I tried to do everything right: I decided to pay myself with a “draw” rather than a salary, I made sure to hire the best employees who’d deign to work for me (who really turned out to be much more like family, despite the difficulties that would plague us for the first few years), and I invested in plenty of community events and local ad campaigns to get the word out about our sumptuous and positively sinful blends of traditional caffeinated coffees, as well as our decaffeinated confection-like cocoas for the less than latte-minded. However, the timing for me was all off. I had started planning for the business in 2006: right before the major financial crash. I eventually had to read the writing on the commercial espresso maker and hang up my kitsch apron and hair net. Because I was also the sole proprietor of my company, I had one last bean to grind, too: filing for Chapter 7 bankruptcy.
Shame, Shame, Shame
Honestly, the shame that accompanied the failure was much more debilitating than the failure itself.

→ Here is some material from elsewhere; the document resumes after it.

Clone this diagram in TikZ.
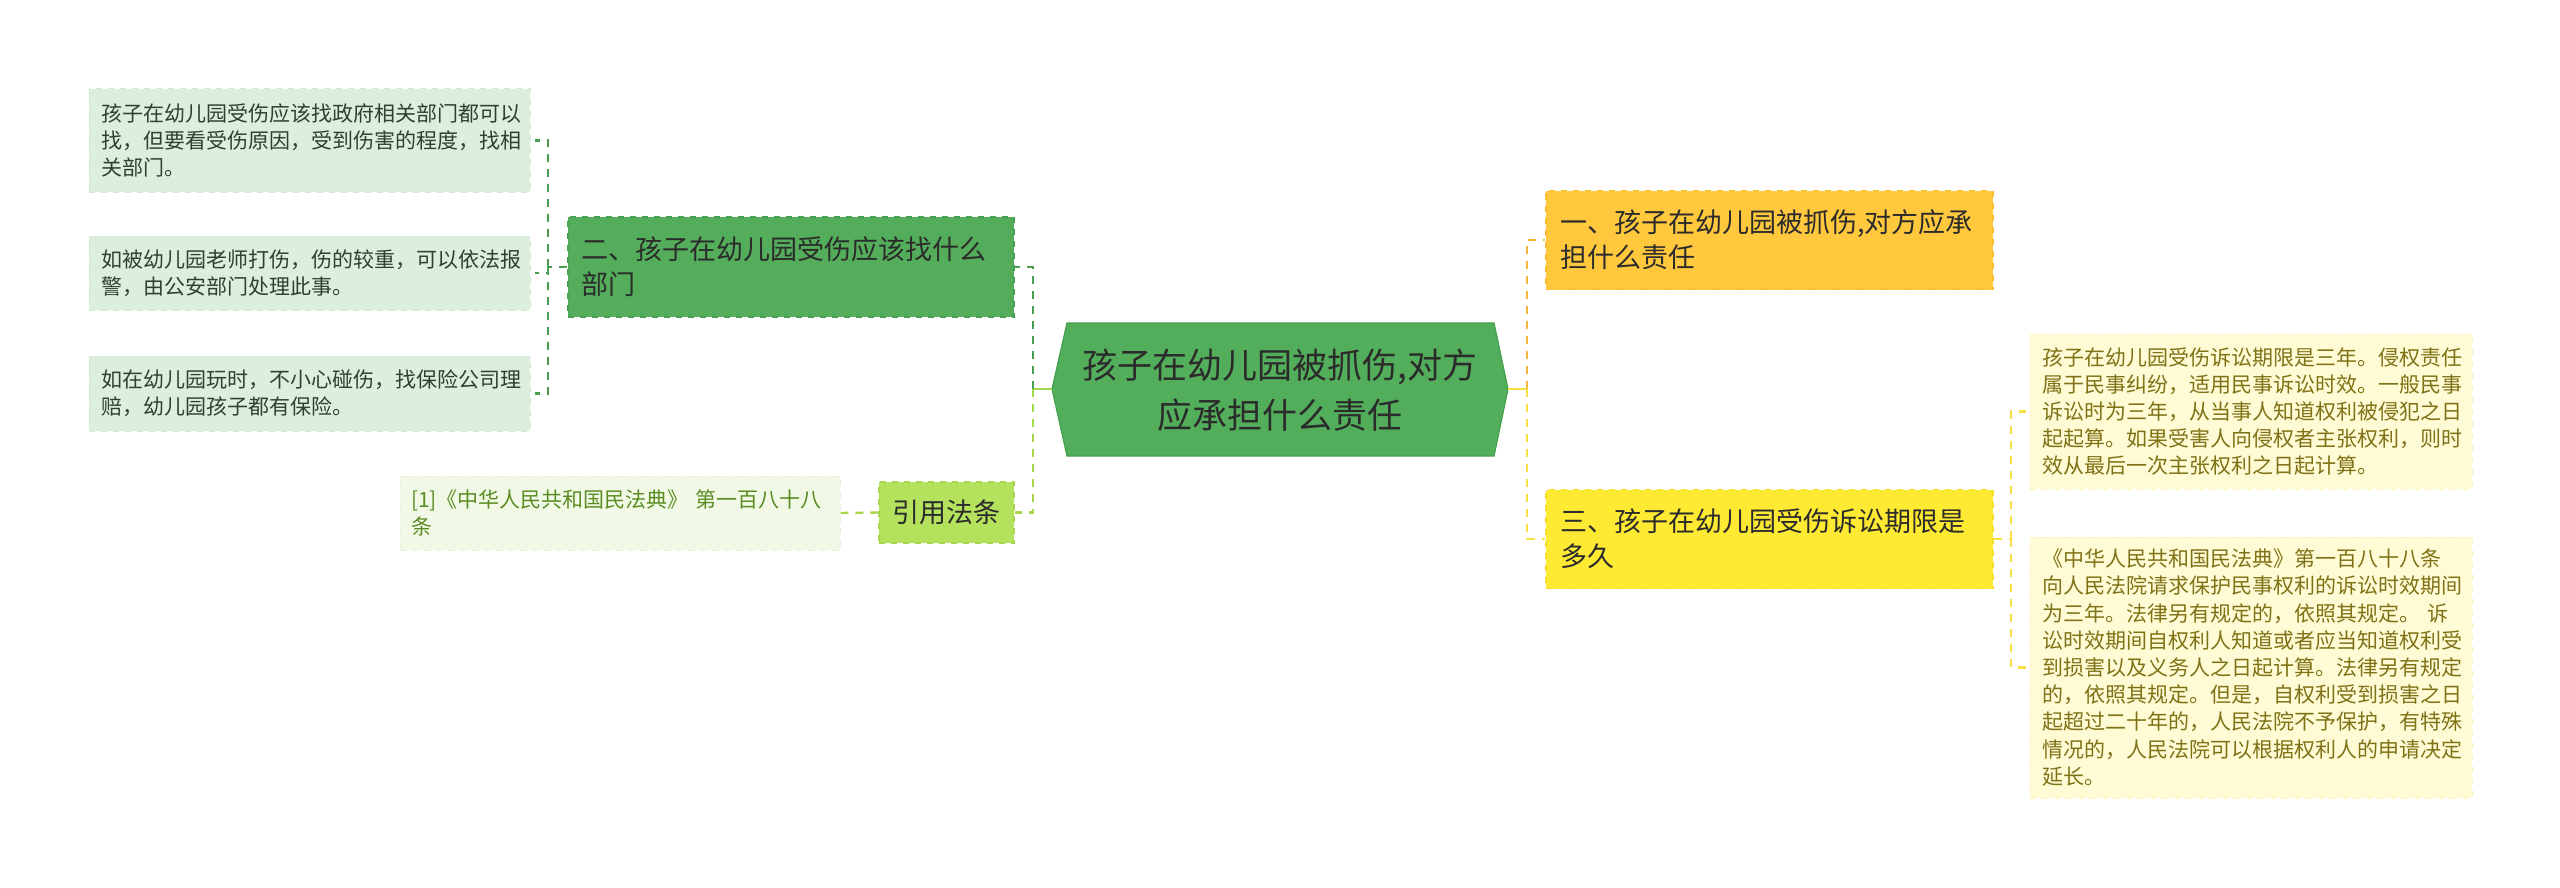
\documentclass[tikz,border=0pt]{standalone}
\usepackage{fontspec}
\setmainfont{Noto Sans CJK SC}
\definecolor{leafG}{HTML}{DCEFDE}
\definecolor{leafGb}{HTML}{D2E9D4}
\definecolor{leafGt}{HTML}{2F3F30}
\definecolor{brG}{HTML}{53AD5B}
\definecolor{brGb}{HTML}{47A04F}
\definecolor{hexG}{HTML}{52AE5A}
\definecolor{hexGb}{HTML}{45A04D}
\definecolor{lime}{HTML}{B4E25C}
\definecolor{limeb}{HTML}{A6D64E}
\definecolor{citeF}{HTML}{F1F9E6}
\definecolor{citeB}{HTML}{E6F2D6}
\definecolor{citeT}{HTML}{5A8C22}
\definecolor{orY}{HTML}{FFC83D}
\definecolor{orYb}{HTML}{F6BC33}
\definecolor{yel}{HTML}{FFEA33}
\definecolor{yelb}{HTML}{F6DE2C}
\definecolor{leafY}{HTML}{FFFBD5}
\definecolor{leafYb}{HTML}{F8F1C4}
\definecolor{leafYt}{HTML}{7F7216}
\definecolor{cGreen}{HTML}{4A9E52}
\definecolor{cLime}{HTML}{A6D64A}
\definecolor{cOrange}{HTML}{F3B73A}
\definecolor{cYellow}{HTML}{F7E040}
\definecolor{txtD}{HTML}{2B2B2B}
\newcommand\leaffnt{\fontsize{10.5pt}{13.6pt}\selectfont}
\newcommand\branchfnt{\fontsize{13.5pt}{17.5pt}\selectfont}
\newcommand\rootfnt{\fontsize{17.5pt}{25pt}\selectfont}
\begin{document}
\begin{tikzpicture}[x=0.5pt,y=-0.5pt,
  leafL/.style={rectangle, fill=leafG, draw=leafGb, dashed, line width=0.5pt,
    minimum width=220.5pt, text width=208.5pt, inner xsep=6pt, inner ysep=0pt,
    align=left, text=leafGt, font=\leaffnt},
  branchbox/.style={rectangle, dashed, line width=0.6pt, minimum width=223.5pt,
    minimum height=49.5pt, text width=209.5pt, inner xsep=7pt, inner ysep=0pt,
    align=left, text=txtD, font=\branchfnt},
  leafR/.style={rectangle, fill=leafY, draw=leafYb, dashed, line width=0.5pt,
    minimum width=221pt, text width=209pt, inner xsep=6pt, inner ysep=0pt,
    align=left, text=leafYt, font=\leaffnt},
  conn/.style={line width=1.2pt, dash pattern=on 4pt off 3.5pt},
  solidconn/.style={line width=1.4pt}
]
\useasboundingbox (0,0) rectangle (2560,888);

% left leaves
\node[leafL, minimum height=51.5pt] (l1) at (309.5,140.5)
  {孩子在幼儿园受伤应该找政府相关部门都可以\\找，但要看受伤原因，受到伤害的程度，找相\\关部门。};
\node[leafL, minimum height=37pt] (l2) at (309.5,273)
  {如被幼儿园老师打伤，伤的较重，可以依法报\\警，由公安部门处理此事。};
\node[leafL, minimum height=37.5pt] (l3) at (309.5,393.5)
  {如在幼儿园玩时，不小心碰伤，找保险公司理\\赔，幼儿园孩子都有保险。};

% branch 2
\node[branchbox, fill=brG, draw=brGb, minimum width=223pt, text width=210pt, inner xsep=6.5pt, minimum height=50pt] (b2) at (791,267)
  {二、孩子在幼儿园受伤应该找什么\\部门};

% citation
\node[rectangle, fill=lime, draw=limeb, dashed, line width=0.6pt, minimum width=67.5pt,
  minimum height=30.5pt, inner sep=0pt, text=txtD, font=\branchfnt] (ref) at (946.5,512.5) {引用法条};
\node[rectangle, fill=citeF, draw=citeB, dashed, line width=0.5pt, minimum width=220pt,
  minimum height=37pt, text width=209pt, inner xsep=5.5pt, inner ysep=0pt, align=left,
  text=citeT, font=\leaffnt] (cite) at (620,513)
  {[1]《中华人民共和国民法典》 第一百八十八\\条};

% root hexagon
\coordinate (hL) at (1052,389);
\coordinate (hR) at (1508,389);
\filldraw[fill=hexG, draw=hexGb, line width=0.6pt] (hL) -- (1067,323) -- (1494,323) -- (hR) -- (1494,456) -- (1067,456) -- cycle;
\node[align=center, text=txtD, font=\rootfnt, inner sep=0pt] (root) at (1280,390)
  {孩子在幼儿园被抓伤,对方\\应承担什么责任};

% right branches
\node[branchbox, fill=orY, draw=orYb] (b1) at (1769.5,240)
  {一、孩子在幼儿园被抓伤,对方应承\\担什么责任};
\node[branchbox, fill=yel, draw=yelb] (b3) at (1769.5,539)
  {三、孩子在幼儿园受伤诉讼期限是\\多久};

% right leaves
\node[leafR, minimum height=77.5pt] (ra) at (2251,411.5)
  {孩子在幼儿园受伤诉讼期限是三年。侵权责任\\属于民事纠纷，适用民事诉讼时效。一般民事\\诉讼时为三年，从当事人知道权利被侵犯之日\\起起算。如果受害人向侵权者主张权利，则时\\效从最后一次主张权利之日起计算。};
\node[leafR, minimum height=130.5pt] (rb) at (2251,667.5)
  {《中华人民共和国民法典》第一百八十八条\\向人民法院请求保护民事权利的诉讼时效期间\\为三年。法律另有规定的，依照其规定。 诉\\讼时效期间自权利人知道或者应当知道权利受\\到损害以及义务人之日起计算。法律另有规定\\的，依照其规定。但是，自权利受到损害之日\\起超过二十年的，人民法院不予保护，有特殊\\情况的，人民法院可以根据权利人的申请决定\\延长。};

% junctions
\coordinate (j2) at (548,267);
\coordinate (jL) at (1033,389);
\coordinate (jR) at (1527,389);
\coordinate (j3) at (2011,539);

% connectors left
\draw[conn, cGreen] (b2.west) -- (j2);
\draw[conn, cGreen, shorten >=2pt] (j2) |- (l1.east);
\draw[conn, cGreen, shorten >=2pt] (j2) |- (l2.east);
\draw[conn, cGreen, shorten >=2pt] (j2) |- (l3.east);
\draw[solidconn, cLime] (hL) -- (jL);
\draw[conn, cGreen] (jL) |- (b2.east);
\draw[conn, cLime] (jL) |- (ref.east);
\draw[conn, cLime] (ref.west) -- (cite.east);

% connectors right
\draw[solidconn, cYellow] (hR) -- (jR);
\draw[conn, cOrange] (jR) |- (b1.west);
\draw[conn, cYellow] (jR) |- (b3.west);
\draw[conn, cYellow] (b3.east) -- (j3);
\draw[conn, cYellow, shorten >=2pt] (j3) |- (ra.west);
\draw[conn, cYellow, shorten >=2pt] (j3) |- (rb.west);
\end{tikzpicture}
\end{document}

Had it not been for an excellent court-appointed trustee that walked me through the process as they dutifully sold off my company’s assets to pay back my creditors, I might have even been emotionally crushed under the weight of it all. Unfortunately, our culture’s “pull-yourselves-up-by-your-own-bootstraps” culture promulgates the idea that anyone who makes a financial mistake—even dedicated and driven small-business owners who’ve suffered a significant financial setback—should be condemned by the public at large for having to file, and then attempt to rebuild themselves from the ashes. However, as my financial advisor informed me, I was using bankruptcy exactly as it was designed to have been used. The law permits us a fresh start after we get in over our head financially. It took me a while to fully understand that there was no “bankruptcy clause” that said that I somehow needed to earn the approval of all of my friends, neighbors, and entrepreneurial peers to be permitted back into the public sphere. Soon enough, I decided to ignore any cruelly wagging tongues and persevere, full of hope for the future. With the help of proper financial planning, I regained my personal solvency, and began to engage with my community as an entrepreneur again.
Adapt and Overcome
The following are some tips for rebuilding your finances and credit after a bankruptcy:
- Restructuring your budget: carefully and painstakingly (with an expert preferably) attend to every detail of your new budget. Chances are, even though I had thought at the time that I’d done my due diligence, that I’d let too many expenses slip through the cracks.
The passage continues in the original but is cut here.